Central to this issue are the two winners of the Malahat’s 2003 Long Poem Prize. Roseanne S. Carrara’s “Kenotaphion” is comprised of nine carefully crafted parts that draw their inspiration from the Bible, especially verses from the New Testament, and quotations from Shakespeare’s Pericles. While it’s easy to enjoy the lush imagery and language predominate in these individual poems, readers would perhaps benefit having familiarity with the source materials to fully appreciate the nuances. The co-winner, “Olaus Magnus, Carta Marina,” by Ann Fisher-Wirth is marginally more accessible. The Carta Marina, a map that “presents a fairly accurate picture of Sweden and its neighbouring countries,” was completed by Swedish historian Olaus Magnus in 1539 after twelve years’ labour. The long poem’s composite parts are playful, at times almost experimental, studies of the map and its maker.

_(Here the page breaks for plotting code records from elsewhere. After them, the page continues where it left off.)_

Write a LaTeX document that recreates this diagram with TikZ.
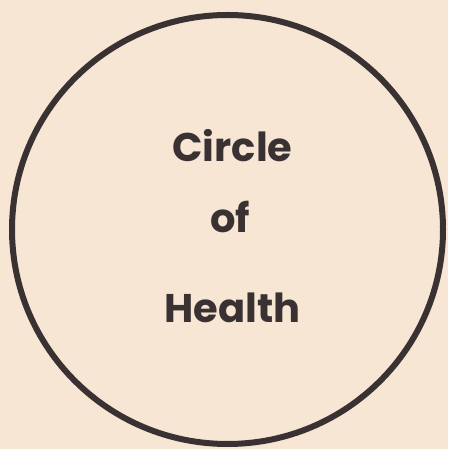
\documentclass[tikz,border=0pt]{standalone}
\usepackage{fontspec}
\setmainfont{Poppins}[BoldFont={Poppins Bold}]
\definecolor{paper}{HTML}{F6E6D3}
\definecolor{ink}{HTML}{3A3133}
\begin{document}
\begin{tikzpicture}[x=1pt,y=1pt,
  lbl/.style={anchor=base,text=ink,font=\bfseries\fontsize{40}{42}\selectfont,inner sep=0pt}]
\fill[paper] (0,0) rectangle (448,449);
\useasboundingbox (0,0) rectangle (448,449);
\draw[ink,line width=6pt] (227.5,219.5) ellipse [x radius=215.5, y radius=214.5];
\node[lbl] (c) at (232.5,287) {Circle};
\node[lbl] (o) at (230,216) {of};
\node[lbl] (h) at (232.5,126) {Health};
\end{tikzpicture}
\end{document}
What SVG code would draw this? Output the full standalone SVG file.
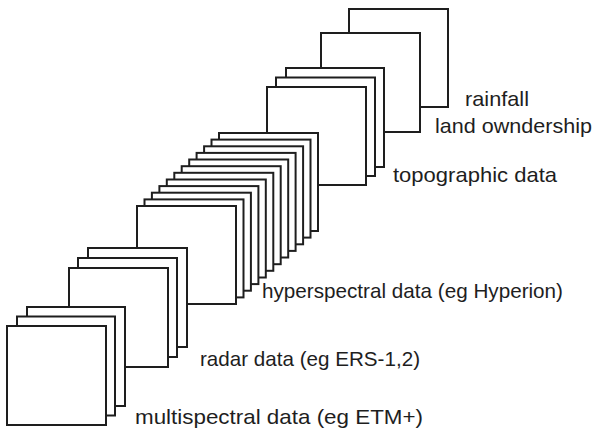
<svg xmlns="http://www.w3.org/2000/svg" width="597" height="431" viewBox="0 0 597 431">
  <style>
    .layer { fill: #ffffff; stroke: #1e1e1e; stroke-width: 2; }
    .label { font-family: "Liberation Sans", Arial, Helvetica, sans-serif; font-size: 21px; fill: #1e1e1e; }
  </style>
  <rect width="597" height="431" fill="#ffffff"/>

  <!-- stacks are painted back to front so each white sheet hides the one behind -->
  <g id="rainfall">
    <rect class="layer" x="349" y="9" width="99" height="98"/>
    <text class="label" x="465" y="106" textLength="64" lengthAdjust="spacingAndGlyphs">rainfall</text>
  </g>

  <g id="land-ownership">
    <rect class="layer" x="321" y="33" width="99" height="99"/>
    <text class="label" x="435" y="133" textLength="157" lengthAdjust="spacingAndGlyphs">land owndership</text>
  </g>

  <g id="topographic">
    <rect class="layer" x="286" y="68" width="98" height="99"/>
    <rect class="layer" x="276" y="77.5" width="99" height="98.5"/>
    <rect class="layer" x="267" y="87" width="99" height="98"/>
    <text class="label" x="393" y="182" textLength="164" lengthAdjust="spacingAndGlyphs">topographic data</text>
  </g>

  <g id="hyperspectral">
    <rect class="layer" x="219" y="133" width="99" height="98"/>
    <rect class="layer" x="211.5" y="139.6" width="99" height="98"/>
    <rect class="layer" x="204.1" y="146.3" width="99" height="98"/>
    <rect class="layer" x="196.6" y="152.9" width="99" height="98"/>
    <rect class="layer" x="189.2" y="159.5" width="99" height="98"/>
    <rect class="layer" x="181.7" y="166.2" width="99" height="98"/>
    <rect class="layer" x="174.3" y="172.8" width="99" height="98"/>
    <rect class="layer" x="166.8" y="179.5" width="99" height="98"/>
    <rect class="layer" x="159.4" y="186.1" width="99" height="98"/>
    <rect class="layer" x="151.9" y="192.7" width="99" height="98"/>
    <rect class="layer" x="144.5" y="199.4" width="99" height="98"/>
    <rect class="layer" x="137" y="206" width="99" height="98"/>
    <text class="label" x="262" y="298" textLength="301" lengthAdjust="spacingAndGlyphs">hyperspectral data (eg Hyperion)</text>
  </g>

  <g id="radar">
    <rect class="layer" x="88" y="248" width="99" height="99"/>
    <rect class="layer" x="78" y="258" width="99" height="99"/>
    <rect class="layer" x="69" y="268" width="99" height="99"/>
    <text class="label" x="200" y="366" textLength="220" lengthAdjust="spacingAndGlyphs">radar data (eg ERS-1,2)</text>
  </g>

  <g id="multispectral">
    <rect class="layer" x="27" y="307" width="98" height="99"/>
    <rect class="layer" x="17" y="316.5" width="98" height="99"/>
    <rect class="layer" x="7" y="326" width="99" height="99"/>
    <text class="label" x="135" y="424" textLength="288" lengthAdjust="spacingAndGlyphs">multispectral data (eg ETM+)</text>
  </g>

  <g id="connectors"/>
</svg>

The editors have also included an excerpt from “Home is Paris, 1959,” by Jesse Lee Kercheval, which was an honorable mention for the Long Poem Prize. Personally, I would have loved to have been able to read the entire work, but the two pieces represented, “Life Considered as the 13 Locks of Le Canal St Martin” and “Grief in Paris,” which open the issue, captivated me with their originality and elegance. Other poets represented include Robyn Sarah, Michael Reynolds, and Terence Young, with prose poems from Joe Denham and A. Mary Murphy.
The issue’s highlight, for me, was the remarkable story titled “Stealing Flowers,” by Gavin O’Neill. His bio note says only that he was living in Eugene, Oregon, that this was his first published story, and that it’s dedicated to his parents. The writing is assured and deft as he weaves an almost dystopian tale of what happens when an emotionally disturbed rebel is sent to live in a cult-like compound that is half hippie-haven and half concentration camp. He quickly recruits two other teens, ripe for adventure, into forbidden activities that include contraband Pepsi and night raids on the gardens of the nearby town to collect flowers. The stolen blooms are then ritualistically buried in a secret location on the grounds of the strangely named Petaluma Retreat – where no flowers are allowed. This is a story that would make even Margaret Atwood envious.
The reviews section contains an in-depth consideration by Mitchell Parry of Tim Lilburn’s sixth poetry collection, Kill-site. Parry admits that Lilburn’s “dense and difficult poetry,” while challenging, makes him “want to understand” and that “Lilburn pulls that desire from the reader with language never pretty but always exact: his widening circles over the foothills mimic our own reading and re-reading.”